Трактирщик Бела, книготорговец Кираи и столяр Ковач вдруг совершают ошеломительное открытие – их души, помимо их воли, выбрали Бога, Который и встречает их как Своих детей. А часовщику Дюрице, который мнил себя старшим послушным сыном, быть отныне сыном младшим, растратившим имение свое.
Проведем беглый сравнительный анализ разобранных кинокартин.
Если Сокуров, обращаясь к чувственно воспринимаемым вещам, уводит зрителя в платоновский мир трансцендентных идей, то Мидзогути прозревает за внешним обликом вещей «другой мир» – без опоры на идеальные архетипы. Хотя и тот и другой активно осваивают кракауэровские «нижние» пласты реальности.
Хейфиц и Стивенс не критикуют социальный строй – ни тот, при котором живут сами, ни тот, в котором действуют их герои. Их интересует не поверхностное существование человека, хотя он и вписан в социум, страдает от него и заставляет страдать других, а существование глубинное, в котором страдание обнажает, а не ожесточает сердце. Хейфиц, живя в государстве, которое исповедует воинствующий атеизм, через мир падших вещей пытается «работать» с библейской картиной мира. И, конечно же, он прикасается к евангельской реальности как художник, то есть опосредованно, показывая внутреннюю красоту человека. А это гораздо труднее, чем изобличать погрязший во лжи мир социальных отношений. В этом смысле Хейфиц и Стивенс – не художники-разоблачители. Стивенс, вводя в картину фигуру тюремного капеллана, не критикует ложную веру, что достаточно легко. Он показывает миг зарождения веры истинной, что чрезвычайно трудно.
Сокуров и Фабри прибегают к аллегориям босховского напряжения, громоздя метафоры одну на другую. Они даже вводят в сюжет персонифицированную нечистую силу, предельно обостряя проблему экзистенциального выбора героя.

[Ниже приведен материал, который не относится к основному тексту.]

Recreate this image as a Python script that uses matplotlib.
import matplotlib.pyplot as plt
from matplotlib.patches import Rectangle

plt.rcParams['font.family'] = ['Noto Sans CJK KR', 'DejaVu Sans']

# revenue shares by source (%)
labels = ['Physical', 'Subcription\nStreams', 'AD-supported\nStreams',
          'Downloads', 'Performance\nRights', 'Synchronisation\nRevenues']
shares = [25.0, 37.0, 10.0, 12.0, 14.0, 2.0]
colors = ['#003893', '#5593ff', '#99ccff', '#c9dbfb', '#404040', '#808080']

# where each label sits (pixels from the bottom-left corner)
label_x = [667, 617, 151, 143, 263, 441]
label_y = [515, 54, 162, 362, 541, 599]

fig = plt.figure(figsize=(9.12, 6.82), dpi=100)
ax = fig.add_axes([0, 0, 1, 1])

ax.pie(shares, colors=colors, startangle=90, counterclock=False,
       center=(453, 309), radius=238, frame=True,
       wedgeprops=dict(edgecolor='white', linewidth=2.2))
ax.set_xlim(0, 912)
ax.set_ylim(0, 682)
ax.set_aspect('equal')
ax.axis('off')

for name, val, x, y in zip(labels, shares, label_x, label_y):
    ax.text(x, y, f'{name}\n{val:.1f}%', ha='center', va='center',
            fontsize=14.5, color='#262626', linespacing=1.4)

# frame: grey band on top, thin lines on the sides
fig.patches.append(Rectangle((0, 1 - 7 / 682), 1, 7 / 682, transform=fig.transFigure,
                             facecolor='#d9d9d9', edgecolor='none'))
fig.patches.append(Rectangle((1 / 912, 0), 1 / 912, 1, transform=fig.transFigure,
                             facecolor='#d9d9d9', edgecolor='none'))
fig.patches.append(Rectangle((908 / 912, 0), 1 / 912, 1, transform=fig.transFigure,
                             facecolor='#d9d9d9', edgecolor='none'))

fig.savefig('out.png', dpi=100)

Однако и Сокуров и Фабри не устают напоминать о том, что ад – это не внешние обстоятельства, которые не оставляют человеку выбора, а состояние души, которая совершает выбор в присутствии дьявола, а не Бога. Выбор, совершенный в присутствии Бога, лишает ад всей его невероятной силы.
Режиссерскую манеру Хейфица и Мидзогути сближает не только черно-белая эстетика, но и какая-то особенная прозрачность воздушной среды, некая «промытость» кадра, которая напрямую связана со взглядом на человека, на его высокое призвание. Хотя на уровне исторических реалий и культурных кодов миры Хейфица и Мидзогути могут показаться несопоставимыми.
Джордж и Дзусио не выбирали – жить в достатке или прозябать. Выбор был совершен их родителями, которые мир невидимый поставили выше земных благ. Герой Стивенса отказывается смириться с таким положением дел. Он пытается взять реванш, сорвать куш, как он считает, – принадлежащий ему по праву. В глубине души Джордж стыдится своих родителей. Герой Мидзогути иной. Он идет по стопам отца и почитает за честь называться его сыном. Хотя через искушения властью проходит и сын опального губернатора. Однако в финале фильма Джордж, подобно Дзусио, словно бы повторяет за Христом: «…не Моя воля, но Твоя да будет» (Лк. 22:42). Мать Джорджа и отец Дзусио олицетворяют собой высшую волю, но вовсе не власть. Их дети не обязаны принимать высшую волю за свою собственную. Однако выясняется, что таково заветное, сокровенное желание Джорджа и Дзусио. Вот почему внутренний свет героев Стивенса и Мидзогути обладает иконной красотой.